Monday, March 07, 2011 10:06:01 AM
War Fatigue Kills UK Appetite for War

The pain and the cost of the British government's adventurism in Iraq and Afghanistan have drained the public and political will for military intervention in the North African country.

Although, the British Prime Minister David Cameron tried this week to persuade the political establishment of his country to prepare for an attack on Libya if the status quo persists and escalates into an all-out crisis, he even failed to convince his own party, let alone the Liberal Democrats with whom he has made a government alliance and the Labour party, which is in the opposition camp.

Britain at large does not have the stomach for a military intervention; in addition, the US government is also reluctant to get involved.

There is little enthusiasm even for enforcing a no-fly zone over the Libyan skies.
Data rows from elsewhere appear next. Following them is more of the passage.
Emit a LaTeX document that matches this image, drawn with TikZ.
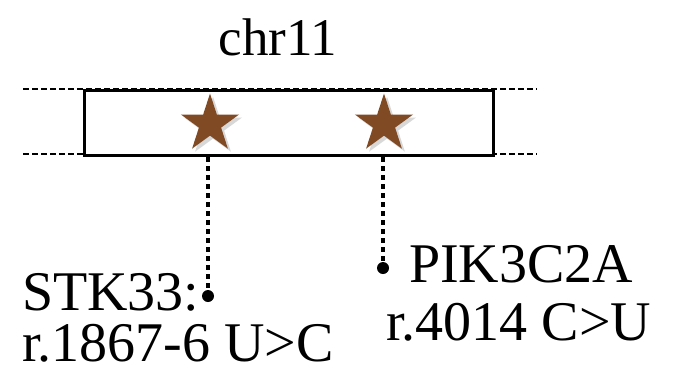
\documentclass[tikz,border=0pt]{standalone}
\usepackage{fontspec}
\setmainfont{Liberation Serif}
\usetikzlibrary{shapes.geometric,shadows}
\definecolor{starbrown}{RGB}{128,74,36}
\tikzset{
  lbl/.style={inner sep=0pt, anchor=base west, font=\fontsize{56}{60}\selectfont},
  starmark/.style={star, star points=5, star point ratio=2.618, minimum size=61pt, inner sep=0pt,
    fill=starbrown, draw=none, drop shadow={shadow xshift=3pt, shadow yshift=-3pt, opacity=0.3, fill=gray}},
  dotline/.style={line width=4.5pt, dash pattern=on 4.5pt off 4.5pt},
  guide/.style={line width=1.8pt, dash pattern=on 6pt off 3pt},
  pin/.style={circle, fill=black, inner sep=0pt, minimum size=12pt}
}
\begin{document}
\begin{tikzpicture}[x=1pt,y=-1pt]
\useasboundingbox (0,0) rectangle (674,383);
\coordinate (gl1) at (23,89); \coordinate (gr1) at (537,89);
\coordinate (gl2) at (23,154); \coordinate (gr2) at (537,154);
\draw[guide] (gl1) -- (gr1);
\draw[guide] (gl2) -- (gr2);
\node[draw, line width=2.6pt, fill=white, minimum width=409pt, minimum height=65pt, inner sep=0pt, anchor=north west] (box) at (83,89) {};
\node[starmark] (s1) at (210,124) {};
\node[starmark] (s2) at (384,124) {};
\node[pin] (p1) at (208,296) {};
\node[pin] (p2) at (383,268) {};
\draw[dotline] (208,157) -- (p1.center);
\draw[dotline] (383,157) -- (p2.center);
\node[lbl, anchor=base, font=\fontsize{53}{57}\selectfont] (chr) at (278,55) {chr11};
\node[lbl] (t1) at (22,310) {STK33:};
\node[lbl] (t2) at (22,361) {r.1867-6 U>C};
\node[lbl] (t3) at (409,282) {PIK3C2A};
\node[lbl] (t4) at (386,340) {r.4014 C>U};
\end{tikzpicture}
\end{document}
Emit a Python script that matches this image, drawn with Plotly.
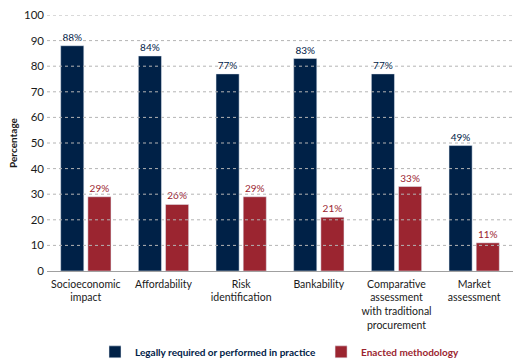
import plotly.graph_objects as go

categories = ["Socioeconomic<br>impact", "Affordability", "Risk<br>identification",
              "Bankability", "Comparative<br>assessment<br>with traditional<br>procurement",
              "Market<br>assessment"]
legally_required = [88, 84, 77, 83, 77, 49]
enacted = [29, 26, 29, 21, 33, 11]
y_ticks = [0, 10, 20, 30, 40, 50, 60, 70, 80, 90, 100]

NAVY = "#002147"
RED = "#9B2530"
FONT = "Lato"

fig = go.Figure()
fig.add_trace(go.Bar(
    x=categories, y=legally_required,
    name="<b>Legally required or performed in practice</b>",
    marker_color=NAVY,
    text=[f"{v}%" for v in legally_required], textposition="outside",
    textfont=dict(color=NAVY, size=10, family=FONT), cliponaxis=False,
))
fig.add_trace(go.Bar(
    x=categories, y=enacted,
    name=f"<b><span style='color:{RED}'>Enacted methodology</span></b>",
    marker_color=RED,
    text=[f"{v}%" for v in enacted], textposition="outside",
    textfont=dict(color=RED, size=10, family=FONT), cliponaxis=False,
))

for t in y_ticks[1:]:
    fig.add_shape(type="line", xref="paper", yref="y", x0=0, x1=1, y0=t, y1=t,
                  line=dict(color="#b4b4b4", width=1, dash="dot"), layer="above")

fig.update_layout(
    width=529, height=362,
    margin=dict(l=47, r=16, t=15, b=91, autoexpand=False),
    paper_bgcolor="white", plot_bgcolor="white",
    font=dict(family=FONT, size=11, color="#1a1a1a"),
    barmode="group", bargap=0.3, bargroupgap=0.15,
    showlegend=True,
    legend=dict(orientation="h", x=0.5, xanchor="center", yref="container",
                y=0.028, yanchor="middle", font=dict(size=10, color=NAVY, family=FONT),
                itemwidth=30, tracegroupgap=0),
    xaxis=dict(showgrid=False, showline=True, linecolor="#a0a0a0", linewidth=1,
               ticks="", automargin=False, ticklabelstandoff=3,
               tickfont=dict(size=10.5, color="#1a1a1a")),
    yaxis=dict(range=[0, 100], tickvals=y_ticks, showgrid=False, zeroline=False,
               showline=False, ticks="", automargin=False, ticklabelstandoff=2,
               tickfont=dict(size=11.5, color="#1a1a1a"),
               title=dict(text="<b>Percentage</b>", font=dict(size=10, color="#1a1a1a"),
                          standoff=4)),
)

fig.write_html("out.html", config={"displayModeBar": False},
               post_script="document.body.style.margin='0';")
When the British Prime Minister suggested that planning was under way for such a measure at the least, he was quickly slapped down by the officials at the US defense apparatus ­Pentagon who urged caution.
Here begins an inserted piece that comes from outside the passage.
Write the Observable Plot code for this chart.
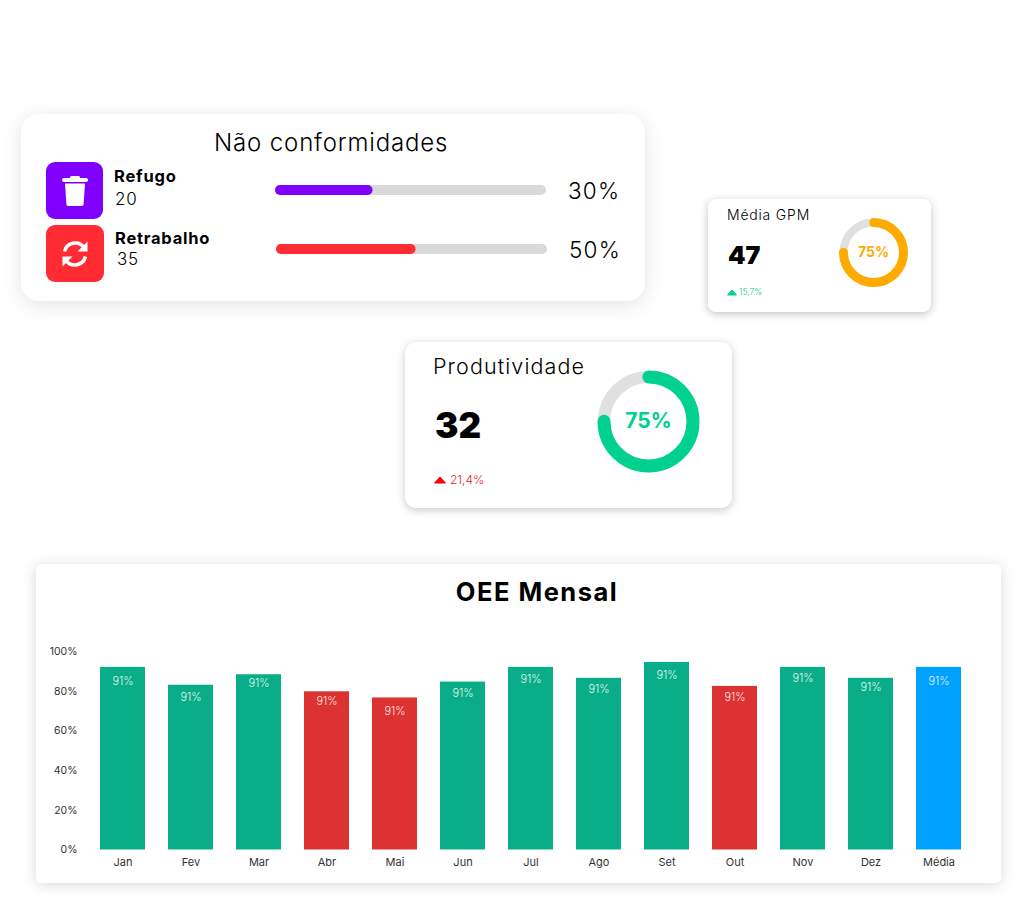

They pointed out that enforcing a no-fly zone requires that they first bomb Libya's air defences, which would be an act of war.

Now, why there is such a widespread reluctance to act, even though they know the Libyan dictator may have some chemical weapons at his disposal and may use any way to kill his own people. The reason, according to experts, lies in the costly mess the UK and US governments have created by invading Iraq and Afghanistan.
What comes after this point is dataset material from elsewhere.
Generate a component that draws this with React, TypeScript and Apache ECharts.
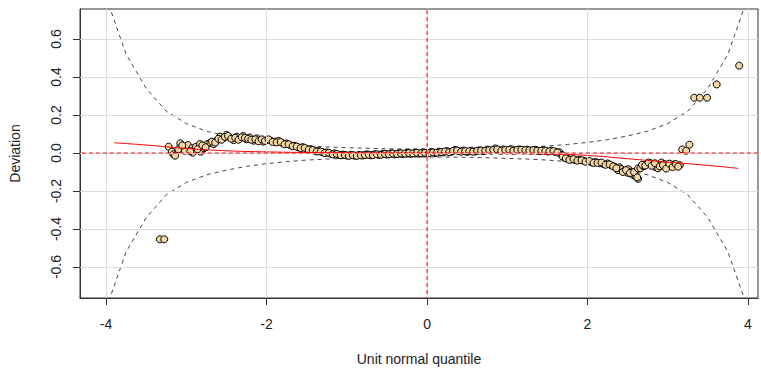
import React, { useEffect, useRef } from "react";
import * as echarts from "echarts";

// Tick positions
const xTicks = [-4, -2, 0, 2, 4];
const yTicks = [-0.6, -0.4, -0.2, 0, 0.2, 0.4, 0.6];

// 95% confidence band (upper half; lower half is its mirror)
const bandZ = [-4, -3.75, -3.5, -3.25, -3, -2.75, -2.5, -2.25, -2, -1.75, -1.5, -1.25, -1, -0.5, 0,
  0.5, 1, 1.25, 1.5, 1.75, 2, 2.25, 2.5, 2.75, 3, 3.25, 3.5, 3.75, 4];
const bandHalfWidth = [0.82, 0.52, 0.34, 0.22, 0.155, 0.115, 0.09, 0.07, 0.056, 0.045, 0.037, 0.032, 0.028, 0.022, 0.021,
  0.022, 0.028, 0.032, 0.037, 0.045, 0.056, 0.07, 0.09, 0.115, 0.155, 0.22, 0.34, 0.52, 0.82];

// Fitted cubic curve through the worm
const fitCurve: [number, number][] = [
  [-3.9, 0.054], [-3.5, 0.042], [-3.0, 0.024], [-2.5, 0.012], [-2.0, 0.006], [-1.5, 0.003],
  [-1.0, 0.001], [-0.5, 0.0], [0, -0.001], [0.5, -0.002], [1.0, -0.003], [1.5, -0.005],
  [2.0, -0.013], [2.5, -0.03], [3.0, -0.048], [3.5, -0.065], [3.88, -0.081],
];

// Residual points: [unit normal quantile, deviation]
const leftOutliers: [number, number][] = [[-3.33, -0.454], [-3.275, -0.454]];

const leftTail: [number, number][] = [
  [-3.22, 0.033], [-3.18, 0.007], [-3.16, -0.007], [-3.14, -0.014], [-3.075, 0.051], [-3.03, 0.03],
  [-3.02, 0.012], [-2.98, 0.042], [-2.93, 0.025], [-2.92, 0.002], [-2.88, 0.033], [-2.83, 0.047],
  [-2.82, 0.007], [-2.78, 0.025], [-2.74, 0.047], [-2.7, 0.054], [-2.66, 0.047], [-2.62, 0.065],
  [-2.58, 0.086], [-2.54, 0.077], [-2.5, 0.095], [-2.46, 0.082], [-2.41, 0.068], [-2.37, 0.086],
  [-2.33, 0.077], [-2.29, 0.089], [-2.25, 0.072], [-2.21, 0.082], [-2.16, 0.065], [-2.12, 0.077],
  [-2.08, 0.068], [-2.04, 0.06], [-2.0, 0.068],
  [-3.1, 0.02], [-3.05, 0.04], [-2.95, 0.01], [-2.86, 0.02], [-2.8, 0.04], [-2.76, 0.03],
  [-2.68, 0.06], [-2.64, 0.055], [-2.6, 0.075], [-2.56, 0.07], [-2.52, 0.085], [-2.48, 0.09],
  [-2.44, 0.075], [-2.39, 0.08], [-2.35, 0.07], [-2.31, 0.083], [-2.27, 0.08], [-2.23, 0.075],
  [-2.19, 0.07], [-2.14, 0.072], [-2.1, 0.062], [-2.06, 0.072], [-2.02, 0.064],
];

const body: [number, number][] = [
  [-1.95, 0.066], [-1.9, 0.06], [-1.85, 0.064], [-1.8, 0.052], [-1.75, 0.05], [-1.7, 0.041],
  [-1.65, 0.038], [-1.6, 0.03], [-1.55, 0.031], [-1.5, 0.022], [-1.45, 0.02], [-1.4, 0.013],
  [-1.35, 0.01], [-1.3, 0.004], [-1.25, 0.003], [-1.2, -0.004], [-1.15, -0.002], [-1.1, -0.01],
  [-1.05, -0.008], [-1.0, -0.013], [-0.95, -0.009], [-0.9, -0.014], [-0.85, -0.01], [-0.8, -0.013],
  [-0.75, -0.007], [-0.7, -0.012], [-0.65, -0.006], [-0.6, -0.01], [-0.55, -0.004], [-0.5, -0.008],
  [-0.45, -0.002], [-0.4, -0.007], [-0.35, -0.001], [-0.3, -0.005], [-0.25, 0.001], [-0.2, -0.004],
  [-0.15, 0.002], [-0.1, -0.003], [-0.05, 0.003], [0.0, -0.002], [0.05, 0.004], [0.1, 0.0],
  [0.15, 0.007], [0.2, 0.003], [0.25, 0.01], [0.3, 0.006], [0.35, 0.016], [0.4, 0.009],
  [0.45, 0.013], [0.5, 0.006], [0.55, 0.012], [0.6, 0.008], [0.65, 0.014], [0.7, 0.01],
  [0.75, 0.018], [0.8, 0.012], [0.85, 0.024], [0.9, 0.014], [0.95, 0.019], [1.0, 0.013],
  [1.05, 0.02], [1.1, 0.014], [1.15, 0.019], [1.2, 0.013], [1.25, 0.018], [1.3, 0.012],
  [1.35, 0.017], [1.4, 0.01], [1.45, 0.015], [1.5, 0.008], [1.55, 0.013], [1.6, 0.006],
  [1.65, 0.004], [1.68, -0.01], [1.71, -0.024], [1.75, -0.03], [1.8, -0.034], [1.85, -0.038],
  [1.9, -0.035], [1.95, -0.041], [2.0, -0.044], [2.05, -0.049], [2.1, -0.047], [2.15, -0.054],
  [2.2, -0.058], [2.25, -0.055], [2.3, -0.066], [2.34, -0.072], [2.38, -0.09], [2.4, -0.075],
  [2.42, -0.084], [2.46, -0.094], [2.5, -0.104], [2.51, -0.085], [2.54, -0.098], [2.55, -0.11],
  [2.57, -0.115], [2.6, -0.122], [2.63, -0.136],
];

const bodyInner: [number, number][] = [
  [-1.975, 0.072], [-1.925, 0.058], [-1.875, 0.056], [-1.825, 0.058], [-1.775, 0.046], [-1.725, 0.046],
  [-1.675, 0.036], [-1.625, 0.034], [-1.575, 0.026], [-1.525, 0.027], [-1.475, 0.018], [-1.425, 0.016],
  [-1.375, 0.008], [-1.325, 0.008], [-1.275, 0.0], [-1.225, 0.001], [-1.175, -0.007], [-1.125, -0.005],
  [-1.075, -0.012], [-1.025, -0.01], [-0.975, -0.015], [-0.925, -0.011], [-0.875, -0.015], [-0.825, -0.012],
  [-0.775, -0.01], [-0.725, -0.009], [-0.675, -0.011], [-0.625, -0.007], [-0.575, -0.009], [-0.525, -0.005],
  [-0.475, -0.006], [-0.425, -0.003], [-0.375, -0.005], [-0.325, -0.002], [-0.275, -0.003], [-0.225, 0.0],
  [-0.175, -0.002], [-0.125, 0.001], [-0.075, -0.001], [-0.025, 0.001], [0.025, 0.0], [0.075, 0.003],
  [0.125, 0.002], [0.175, 0.005], [0.225, 0.008], [0.275, 0.004], [0.325, 0.011], [0.375, 0.013],
  [0.425, 0.007], [0.475, 0.01], [0.525, 0.009], [0.575, 0.007], [0.625, 0.011], [0.675, 0.013],
  [0.725, 0.012], [0.775, 0.015], [0.825, 0.016], [0.875, 0.019], [0.925, 0.012], [0.975, 0.016],
  [1.025, 0.017], [1.075, 0.012], [1.125, 0.016], [1.175, 0.017], [1.225, 0.015], [1.275, 0.014],
  [1.325, 0.015], [1.375, 0.012], [1.425, 0.012], [1.475, 0.011], [1.525, 0.009], [1.575, 0.01],
  [1.625, 0.003], [1.69, -0.018], [1.73, -0.028], [1.775, -0.036], [1.825, -0.032], [1.875, -0.04],
  [1.925, -0.038], [1.975, -0.046], [2.025, -0.042], [2.075, -0.052], [2.125, -0.052], [2.175, -0.05],
  [2.225, -0.062], [2.275, -0.06], [2.32, -0.07], [2.36, -0.08], [2.44, -0.1], [2.48, -0.09],
  [2.53, -0.105], [2.58, -0.1], [2.62, -0.128],
];

const rightTail: [number, number][] = [
  [2.63, -0.081], [2.66, -0.08], [2.7, -0.07], [2.74, -0.058], [2.78, -0.052], [2.82, -0.06],
  [2.85, -0.075], [2.88, -0.08], [2.92, -0.05], [2.96, -0.058], [3.0, -0.07], [3.04, -0.066],
  [3.08, -0.06], [3.12, -0.068], [3.15, -0.064],
  [2.68, -0.062], [2.72, -0.066], [2.76, -0.05], [2.8, -0.067], [2.84, -0.054], [2.9, -0.07],
  [2.94, -0.064], [2.98, -0.082], [3.02, -0.056], [3.06, -0.074], [3.1, -0.058], [3.13, -0.072],
];

const rightOutliers: [number, number][] = [
  [3.18, 0.019], [3.23, 0.012], [3.27, 0.044], [3.33, 0.291], [3.4, 0.291], [3.49, 0.291],
  [3.61, 0.361], [3.89, 0.46],
];

const FONT = "Liberation Sans, Arial, sans-serif";

export default function App() {
  const ref = useRef<HTMLDivElement>(null);

  useEffect(() => {
    if (!ref.current) return;
    const chart = echarts.init(ref.current, null, { renderer: "svg" });

    const points = [...leftOutliers, ...leftTail, ...body, ...bodyInner, ...rightTail, ...rightOutliers];
    const upper = bandZ.map((z, i) => [z, bandHalfWidth[i]]);
    const lower = bandZ.map((z, i) => [z, -bandHalfWidth[i]]);

    const dashedBand = { color: "#444", width: 1, type: [4, 4] as number[] };
    const tickStyle = { color: "#333", width: 1 };
    const refStyle = { color: "#ff0000", width: 1, type: [4, 3] as number[] };

    chart.setOption({
      animation: false,
      backgroundColor: "#fff",
      grid: {
        left: 80,
        top: 9,
        width: 678,
        height: 289,
        show: true,
        borderColor: "#333",
        borderWidth: 1,
        backgroundColor: "transparent",
        outerBoundsMode: "none",
      },
      xAxis: {
        type: "value",
        min: -4.325,
        max: 4.125,
        name: "Unit normal quantile",
        nameLocation: "middle",
        nameGap: 54,
        nameTextStyle: { fontFamily: FONT, fontSize: 14, color: "#222" },
        axisLine: { show: true, onZero: false, lineStyle: tickStyle },
        axisTick: { show: true, length: 7, customValues: xTicks, lineStyle: tickStyle },
        axisLabel: {
          customValues: xTicks,
          margin: 19,
          fontFamily: FONT,
          fontSize: 14,
          color: "#222",
          formatter: (v: number) => String(v),
        },
        splitLine: { show: false },
      },
      yAxis: {
        type: "value",
        min: -0.763,
        max: 0.758,
        name: "Deviation",
        nameLocation: "middle",
        nameGap: 58,
        nameTextStyle: { fontFamily: FONT, fontSize: 14, color: "#222" },
        axisLine: { show: true, onZero: false, lineStyle: tickStyle },
        axisTick: { show: true, length: 7, customValues: yTicks, lineStyle: tickStyle },
        axisLabel: {
          customValues: yTicks,
          rotate: 90,
          margin: 17,
          fontFamily: FONT,
          fontSize: 14,
          color: "#222",
          formatter: (v: number) => v.toFixed(1),
        },
        splitLine: { show: false },
      },
      series: [
        {
          // background grid
          type: "line",
          data: [],
          silent: true,
          z: 1,
          markLine: {
            silent: true,
            symbol: "none",
            label: { show: false },
            lineStyle: { color: "#dcdcdc", width: 1, type: "solid" },
            data: [
              ...xTicks.map((v) => ({ xAxis: v })),
              ...yTicks.map((v) => ({ yAxis: v })),
            ],
          },
        },
        {
          type: "line",
          data: upper,
          symbol: "none",
          silent: true,
          z: 2,
          lineStyle: dashedBand,
        },
        {
          type: "line",
          data: lower,
          symbol: "none",
          silent: true,
          z: 2,
          lineStyle: dashedBand,
        },
        {
          type: "scatter",
          data: points,
          symbol: "circle",
          symbolSize: 7,
          z: 3,
          itemStyle: { color: "#f3d6a3", borderColor: "#000", borderWidth: 1, opacity: 1 },
        },
        {
          type: "line",
          data: fitCurve,
          symbol: "none",
          smooth: true,
          silent: true,
          z: 4,
          lineStyle: { color: "#ff0000", width: 1 },
        },
        {
          // vertical zero reference
          type: "line",
          data: [[0, -1], [0, 1]],
          symbol: "none",
          silent: true,
          z: 5,
          lineStyle: refStyle,
        },
        {
          // horizontal zero reference
          type: "line",
          data: [[-5, 0], [5, 0]],
          symbol: "none",
          silent: true,
          z: 5,
          lineStyle: refStyle,
        },
      ],
    });

    return () => chart.dispose();
  }, []);

  return (
    <div
      ref={ref}
      style={{ position: "fixed", left: 0, top: 0, width: 761, height: 369 }}
    />
  );
}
In Afghanistan, there is no guarantee that the conflict will end at all satisfactorily, because it certainly would not end in victory over the Taliban.

While the fight in the southern Afghan province of Helmand is taking toll on the British troops, there is no appetite at all for a fight in the desert of Libya.

Furthermore, David Cameron should have learned a lesson from a report commissioned by the Parliament's Foreign Affairs Committee on the Afghan adventurism that he was provided recently. The report said that 10 years into the war, the military operation is not backed by appropriate political leadership.

It said Britain's rationale for continued involvement in the Afghan war was not convincing and Cameron's announcement to withdraw troops by 2015 was poorly explained.

So, it is, in some ways, the unfortunate and dangerous consequence of those two conflicts that has presented David Cameron and the US President Barak Obama with a dilemma.